Understanding Web Scraping with Python’s Beautiful Soup Library
Web scraping has become an essential tool for data extraction from websites. Python’s Beautiful Soup library provides a powerful and user-friendly approach to collect and process web data programmatically. This article explains how web scraping works and demonstrates practical applications using Beautiful Soup.
What is Web Scraping?
Web scraping is the process of automatically extracting data from websites. Instead of manually copying information, a script can collect the data for you. This is particularly useful when dealing with large amounts of information or when you need to monitor data changes over time.
Setting Up Beautiful Soup
To get started with web scraping in Python, you’ll need to install the Beautiful Soup library along with the requests module:
- Beautiful Soup (BS4): A Python library for parsing HTML and XML documents
- Requests: A module that allows your Python program to connect to websites
You can install these libraries using pip:
pip install bs4 requests
After installation, import the necessary libraries in your Python script:
from bs4 import BeautifulSoup import requests
The Web Scraping Process
Web scraping with Beautiful Soup typically involves these steps:
- Connect to a website and download its content
- Parse the HTML code to create a structured representation
- Navigate through the HTML structure to locate specific data
- Extract and process the data
- Store the data for further analysis
Connecting to Websites
The first step is to connect to a website and download its HTML content:
url = "https://example.com" response = requests.get(url) page = response.text
The response code 200 indicates that the connection was successful. Other common response codes include 404 (page not found) and 403 (access forbidden).
Parsing HTML with Beautiful Soup
Once you have the HTML content, you need to parse it using Beautiful Soup:
soup = BeautifulSoup(page, "html.parser")
This creates a Beautiful Soup object that represents the document as a nested data structure, making it easier to navigate and search through the HTML elements.
Finding Elements in the HTML
Beautiful Soup provides several methods to locate elements in the HTML structure:
find()
: Returns the first matching elementfind_all()
: Returns all matching elements
You can search for elements based on their tag names, attributes, or CSS classes:
# Find all paragraph elements paragraphs = soup.find_all('p') # Find elements by class title = soup.find('h1', class_='header-title') # Find all links links = soup.find_all('a')
Extracting Text and Attributes
After finding the elements, you can extract their text content or attributes:
# Get text from an element title_text = title.text # Clean the text by removing extra whitespace clean_text = title_text.strip() # Get an attribute value link_url = links[0]['href']
Beautiful Soup also provides the get_text()
method, which can automatically strip whitespace:
clean_text = title.get_text(strip=True)
Navigating Tables
Tables are common data structures on websites.
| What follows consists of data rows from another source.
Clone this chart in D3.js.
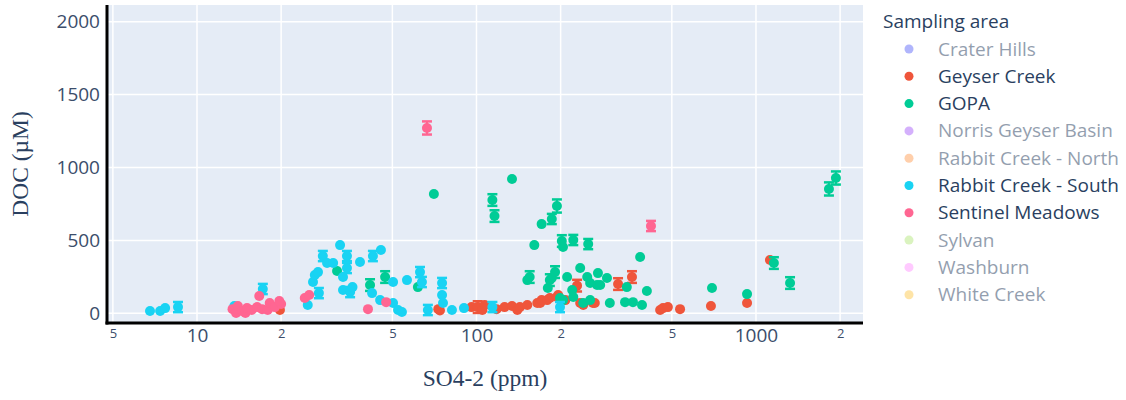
<!DOCTYPE html>
<html>
<head>
<meta charset="utf-8">
<script src="https://cdn.jsdelivr.net/npm/d3@7"></script>
<style>
  body { margin: 0; background: #fff; }
  text { font-family: "Open Sans", sans-serif; }
</style>
</head>
<body>
<svg id="chart" width="1126" height="400"></svg>
<script>
// sampling areas in legend order, hidden ones are legend-only
const areas = ["Crater Hills", "Geyser Creek", "GOPA", "Norris Geyser Basin", "Rabbit Creek - North",
  "Rabbit Creek - South", "Sentinel Meadows", "Sylvan", "Washburn", "White Creek"];
const areaColors = ["#636efa", "#EF553B", "#00cc96", "#ab63fa", "#FFA15A",
  "#19d3f3", "#FF6692", "#B6E880", "#FF97FF", "#FECB52"];
const shown = ["Geyser Creek", "GOPA", "Rabbit Creek - South", "Sentinel Meadows"];

// [SO4-2 ppm, DOC uM, error]
const geyserCreek = [
  [19.8, 23, 0], [73, 29, 0], [74, 20, 0], [96, 43, 0], [101, 43, 40], [105, 23, 0], [107, 57, 0],
  [118, 29, 0], [126, 43, 0], [134, 50, 0], [140, 23, 0], [143, 43, 0], [152, 57, 0], [165, 71, 0],
  [169, 71, 0], [171, 91, 0], [179, 91, 0], [183, 105, 0], [194, 112, 0], [196, 126, 0], [208, 91, 0],
  [229, 190, 40], [235, 71, 0], [241, 57, 0], [261, 71, 0], [265, 71, 0], [321, 201, 40], [360, 249, 40],
  [454, 23, 0], [465, 36, 0], [484, 43, 0], [535, 29, 0], [690, 50, 0], [929, 71, 0], [1122, 366, 0]
];
const gopa = [
  [31.7, 290, 0], [41.6, 194, 40], [47.1, 249, 40], [61.7, 180, 0], [70.4, 818, 0], [114, 777, 40],
  [116, 667, 40], [134, 921, 0], [152, 228, 0], [155, 249, 40], [161, 468, 0], [171, 612, 0],
  [180, 174, 0], [183, 228, 40], [186, 242, 0], [186, 647, 35], [191, 283, 40], [194, 736, 45],
  [199, 105, 0], [202, 496, 40], [204, 455, 0], [204, 91, 0], [211, 249, 0], [220, 160, 0],
  [222, 503, 35], [222, 112, 0], [235, 311, 0], [241, 71, 0], [249, 249, 0], [251, 475, 35],
  [255, 208, 0], [255, 91, 0], [270, 194, 0], [272, 276, 0], [277, 194, 0], [293, 242, 0],
  [300, 71, 0], [340, 77, 0], [345, 180, 0], [363, 77, 0], [385, 386, 0], [391, 57, 0], [407, 153, 0],
  [696, 174, 0], [929, 132, 0], [1159, 345, 40], [1324, 208, 40], [1824, 853, 45], [1932, 928, 45]
];
const rabbitSouth = [
  [6.79, 16, 0], [7.38, 16, 0], [7.69, 36, 0], [8.55, 43, 35], [13.6, 50, 0], [17.2, 167, 35],
  [24.9, 57, 0], [26.0, 215, 0], [26.4, 263, 0], [27.1, 283, 0], [27.3, 139, 35], [28.2, 393, 35],
  [29.2, 345, 0], [30.7, 345, 0], [32.5, 468, 0], [33.3, 249, 0], [33.3, 160, 0], [34.4, 393, 35],
  [34.4, 311, 35], [35.3, 146, 35], [36.0, 180, 0], [38.3, 352, 0], [42.3, 139, 0], [42.6, 393, 35],
  [45.5, 434, 0], [45.2, 91, 0], [50.3, 215, 0], [50.3, 71, 0], [52.4, 23, 0], [54.1, 9, 0],
  [56.4, 228, 0], [62.8, 283, 35], [63.8, 215, 35], [67.0, 23, 35], [75.3, 208, 35], [75.3, 126, 0],
  [75.9, 71, 0], [81.7, 23, 0], [90.2, 36, 0], [114, 43, 35], [199, 43, 35]
];
const sentinelMeadows = [
  [13.4, 29, 0], [13.8, 2, 0], [14.0, 50, 0], [14.5, 16, 0], [14.9, 2, 0], [15.1, 36, 0], [15.7, 23, 0],
  [16.4, 43, 0], [17.1, 29, 0], [17.9, 23, 0], [16.7, 119, 0], [18.2, 71, 0], [19.0, 43, 0],
  [20.0, 64, 0], [19.7, 84, 0], [24.3, 105, 0], [25.2, 126, 0], [40.9, 29, 0], [47.5, 77, 0],
  [66.5, 1271, 45], [421, 599, 35]
];
const seriesData = {
  "Geyser Creek": geyserCreek,
  "GOPA": gopa,
  "Rabbit Creek - South": rabbitSouth,
  "Sentinel Meadows": sentinelMeadows
};

const yTicks = [0, 500, 1000, 1500, 2000];
const xMajor = [10, 100, 1000];
const xMinor = [5, 20, 50, 200, 500, 2000];

const svg = d3.select("#chart");
const plotL = 107, plotR = 863, plotT = 5, plotB = 323;

var x = d3.scaleLog().domain([4.764, 2415]).range([plotL, plotR]);
var y = d3.scaleLinear().domain([-66, 2114]).range([plotB, plotT]);
var color = d3.scaleOrdinal().domain(areas).range(areaColors);

// background
svg.append("rect")
  .attr("x", plotL).attr("y", plotT)
  .attr("width", plotR - plotL).attr("height", plotB - plotT)
  .attr("fill", "#E5ECF6");

// grid
svg.append("g").selectAll("line")
  .data(yTicks).enter().append("line")
  .attr("x1", plotL).attr("x2", plotR)
  .attr("y1", d => y(d)).attr("y2", d => y(d))
  .attr("stroke", "#fff").attr("stroke-width", 1.5);
svg.append("g").selectAll("line")
  .data(xMajor.concat(xMinor)).enter().append("line")
  .attr("x1", d => x(d)).attr("x2", d => x(d))
  .attr("y1", plotT).attr("y2", plotB)
  .attr("stroke", "#fff").attr("stroke-width", 1.5);

// y axis labels
var yAxis = svg.append("g")
  .attr("transform", "translate(" + plotL + ",0)")
  .call(d3.axisLeft(y).tickValues(yTicks).tickSize(0).tickPadding(7).tickFormat(d3.format("d")));
yAxis.select(".domain").remove();
yAxis.selectAll("text")
  .style("font-family", "Open Sans").style("font-size", "19px").attr("fill", "#3b4d6b");

// x axis labels
var xAxis = svg.append("g")
  .attr("transform", "translate(0," + plotB + ")")
  .call(d3.axisBottom(x).tickValues(xMajor).tickSize(0).tickPadding(5).tickFormat(d3.format("d")));
xAxis.select(".domain").remove();
xAxis.selectAll("text")
  .style("font-family", "Open Sans").style("font-size", "19px").attr("fill", "#3b4d6b");

var xAxisMinor = svg.append("g")
  .attr("transform", "translate(0," + plotB + ")")
  .call(d3.axisBottom(x).tickValues(xMinor).tickSize(0).tickPadding(6)
    .tickFormat(d => String(d).charAt(0)));
xAxisMinor.select(".domain").remove();
xAxisMinor.selectAll("text")
  .style("font-family", "Open Sans").style("font-size", "13px").attr("fill", "#3b4d6b");

// traces in legend order so later ones sit on top
const plot = svg.append("g");
shown.forEach(function(name) {
  var g = plot.append("g");
  var c = color(name);
  var pts = seriesData[name];
  var bars = g.selectAll(".err")
    .data(pts.filter(d => d[2] > 0))
    .enter().append("g");
  bars.append("line")
    .attr("x1", d => x(d[0])).attr("x2", d => x(d[0]))
    .attr("y1", d => y(d[1] - d[2])).attr("y2", d => y(d[1] + d[2]))
    .attr("stroke", c).attr("stroke-width", 2);
  [-1, 1].forEach(function(s) {
    bars.append("line")
      .attr("x1", d => x(d[0]) - 5).attr("x2", d => x(d[0]) + 5)
      .attr("y1", d => y(d[1] + s * d[2])).attr("y2", d => y(d[1] + s * d[2]))
      .attr("stroke", c).attr("stroke-width", 2.5);
  });
  g.selectAll("circle")
    .data(pts).enter().append("circle")
    .attr("cx", d => x(d[0])).attr("cy", d => y(d[1]))
    .attr("r", 5)
    .attr("fill", c);
});

// axis lines
svg.append("line")
  .attr("x1", plotL).attr("x2", plotL).attr("y1", plotT).attr("y2", plotB + 1.5)
  .attr("stroke", "#000").attr("stroke-width", 3);
svg.append("line")
  .attr("x1", plotL - 1.5).attr("x2", plotR).attr("y1", plotB).attr("y2", plotB)
  .attr("stroke", "#000").attr("stroke-width", 3);

// axis titles
svg.append("text")
  .attr("x", (plotL + plotR) / 2).attr("y", 386)
  .attr("text-anchor", "middle")
  .style("font-family", "Liberation Serif").style("font-size", "23.5px")
  .attr("fill", "#2a3f5f")
  .text("SO4-2 (ppm)");
svg.append("text")
  .attr("transform", "translate(28," + (plotT + plotB) / 2 + ")rotate(-90)")
  .attr("text-anchor", "middle")
  .style("font-family", "Liberation Serif").style("font-size", "23.5px")
  .attr("fill", "#2a3f5f")
  .text("DOC (µM)");

// legend
var legend = svg.append("g");
legend.append("text")
  .attr("x", 883).attr("y", 28)
  .style("font-size", "19px").attr("fill", "#2a3f5f")
  .text("Sampling area");
var item = legend.selectAll(".item")
  .data(areas).enter().append("g")
  .attr("transform", (d, i) => "translate(0," + (49 + i * 27.3) + ")")
  .attr("opacity", d => shown.includes(d) ? 1 : 0.5);
item.append("circle")
  .attr("cx", 909).attr("cy", 0).attr("r", 4.5)
  .attr("fill", d => color(d));
item.append("text")
  .attr("x", 938).attr("y", 6.5)
  .style("font-size", "19px").attr("fill", "#2a3f5f")
  .text(d => d);
</script>
</body>
</html>
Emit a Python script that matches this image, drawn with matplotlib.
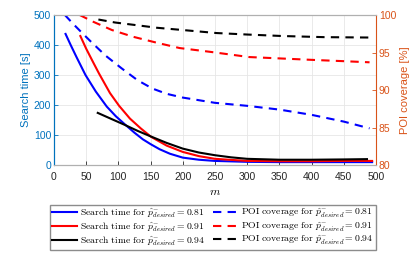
import numpy as np
import matplotlib
matplotlib.use('Agg')
import matplotlib.pyplot as plt
from matplotlib.lines import Line2D

plt.rcParams['mathtext.fontset'] = 'cm'
plt.rcParams['font.family'] = ['Liberation Sans', 'DejaVu Sans']

# search time [s] per desired probability
m_081 = [18, 26, 35, 49, 65, 82, 96, 110, 125, 138, 150, 164, 180, 200, 225, 250,
         300, 350, 400, 450, 494]
t_081 = [437, 400, 360, 300, 245, 195, 163, 136, 108, 86, 70, 53, 38, 25, 18, 14,
         11, 10, 10, 10, 10]
m_091 = [41, 50, 61, 70, 87, 101, 118, 135, 151, 175, 200, 225, 250, 300, 350, 400,
         450, 494]
t_091 = [430, 388, 342, 305, 240, 198, 155, 122, 94, 65, 44, 30, 21, 14, 13, 13,
         14, 14]
m_094 = [68, 90, 110, 130, 151, 175, 200, 225, 250, 275, 300, 350, 400, 450, 486]
t_094 = [174, 153, 134, 114, 95, 74, 55, 42, 33, 26, 21, 18, 18, 19, 20]

# POI coverage [%]
c_m_081 = [17, 30, 45, 58, 80, 105, 130, 153, 175, 200, 250, 300, 350, 400, 450, 490]
c_081 = [100, 98.8, 97.5, 96.4, 94.6, 92.9, 91.3, 90.2, 89.5, 89.0, 88.3, 87.9,
         87.4, 86.7, 85.8, 84.9]
c_m_091 = [40, 61, 90, 123, 160, 195, 242, 303, 355, 407, 450, 490]
c_091 = [100, 99.1, 98.0, 97.1, 96.3, 95.6, 95.1, 94.4, 94.2, 94.0, 93.85, 93.7]
c_m_094 = [69, 95, 123, 160, 200, 252, 300, 355, 420, 490]
c_094 = [99.4, 99.0, 98.7, 98.3, 98.0, 97.6, 97.4, 97.2, 97.05, 97.0]

p_labels = ['0.81', '0.91', '0.94']
colors = ['#0000ff', '#ff0000', '#000000']
left_col = '#0072BD'
right_col = '#D95319'

fig = plt.figure(figsize=(4.15, 2.78), dpi=100)
ax = fig.add_axes([0.130, 0.406, 0.776, 0.540])
ax2 = ax.twinx()

dash = (0, (4, 3))
ax.plot(m_081, t_081, color=colors[0], lw=1.5)
ax.plot(m_091, t_091, color=colors[1], lw=1.5)
ax.plot(m_094, t_094, color=colors[2], lw=1.5)
ax2.plot(c_m_081, c_081, color=colors[0], lw=1.5, ls=dash)
ax2.plot(c_m_091, c_091, color=colors[1], lw=1.5, ls=dash)
ax2.plot(c_m_094, c_094, color=colors[2], lw=1.5, ls=dash)

ax.set_xlim(0, 500)
ax.set_ylim(0, 500)
ax2.set_ylim(80, 100)
ax.set_xticks(np.arange(0, 501, 50))
ax.set_yticks(np.arange(0, 501, 100))
ax2.set_yticks(np.arange(80, 101, 5))
ax.grid(True, color='#e6e6e6', lw=0.6)
ax.set_axisbelow(True)

for a in (ax, ax2):
    a.tick_params(direction='in', length=3, width=0.6, labelsize=7.5, pad=2)
    a.spines['top'].set_color('#b0b0b0')
    a.spines['bottom'].set_color('#b0b0b0')
ax.spines['left'].set_color(left_col)
ax2.spines['left'].set_color(left_col)
ax2.spines['right'].set_color(right_col)
ax.spines['right'].set_visible(False)
ax.tick_params(axis='y', colors=left_col)
ax2.tick_params(axis='y', colors=right_col)
ax.tick_params(axis='x', colors='#262626', pad=5)

ax.set_ylabel('Search time [s]', color=left_col, fontsize=8, labelpad=2)
ax2.set_ylabel('POI coverage [%]', color=right_col, fontsize=8, labelpad=3)
ax.set_xlabel(r'$m$', fontsize=8.5, labelpad=3)

handles = []
labels = []
for c, p in zip(colors, p_labels):
    handles.append(Line2D([], [], color=c, lw=1.5))
    labels.append(r'$\mathrm{Search\ time\ for}\ \hat{p}^{-}_{desired} = %s$' % p)
for c, p in zip(colors, p_labels):
    handles.append(Line2D([], [], color=c, lw=1.5, ls=dash))
    labels.append(r'$\mathrm{POI\ coverage\ for}\ \hat{p}^{-}_{desired} = %s$' % p)

fig.legend(handles, labels, ncol=2, loc='upper center', bbox_to_anchor=(0.513, 0.263),
           fontsize=7, frameon=True, fancybox=False, edgecolor='#707070',
           handlelength=2.6, handletextpad=0.3, columnspacing=0.8,
           labelspacing=0.02, borderpad=0.2, borderaxespad=0)

fig.savefig('out.png', dpi=100)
To extract table data:
# Find a table by its class table = soup.find('table', class_='data-table') # Get all rows rows = table.find_all('tr') # Extract headers headers = [th.text.strip() for th in rows[0].find_all('th')] # Extract data rows data = [] for row in rows[1:]: row_data = [td.text.strip() for td in row.find_all('td')] data.append(row_data)
Storing the Data
After extracting the data, you can store it in various formats:
# Convert to a Pandas DataFrame import pandas as pd df = pd.DataFrame(data, columns=headers) # Save to CSV df.to_csv('scraped_data.csv', index=False)
Practical Applications
Web scraping has numerous applications:
- Price monitoring: Track prices of products across different e-commerce sites
- Data analysis: Collect data for research or business intelligence
- Content aggregation: Gather news or information from multiple sources
- Market research: Monitor competitor websites
- Training data collection: Gather data for machine learning models
Legal and Ethical Considerations
While web scraping is a powerful tool, it’s important to use it responsibly:
- Check a website’s terms of service before scraping it
- Respect robots.txt files which indicate which parts of a site can be scraped
- Implement rate limiting to avoid overloading servers
- Consider using official APIs if available
- Do not use scraped data for commercial purposes without permission
Many websites will block repeated scraping attempts, particularly from e-commerce and social media platforms.
Conclusion
Python’s Beautiful Soup library provides a straightforward way to extract data from websites. By understanding HTML structure and using Beautiful Soup’s search and navigation methods, you can collect valuable data for analysis and research purposes. Just remember to scrape responsibly and consider using official APIs when available.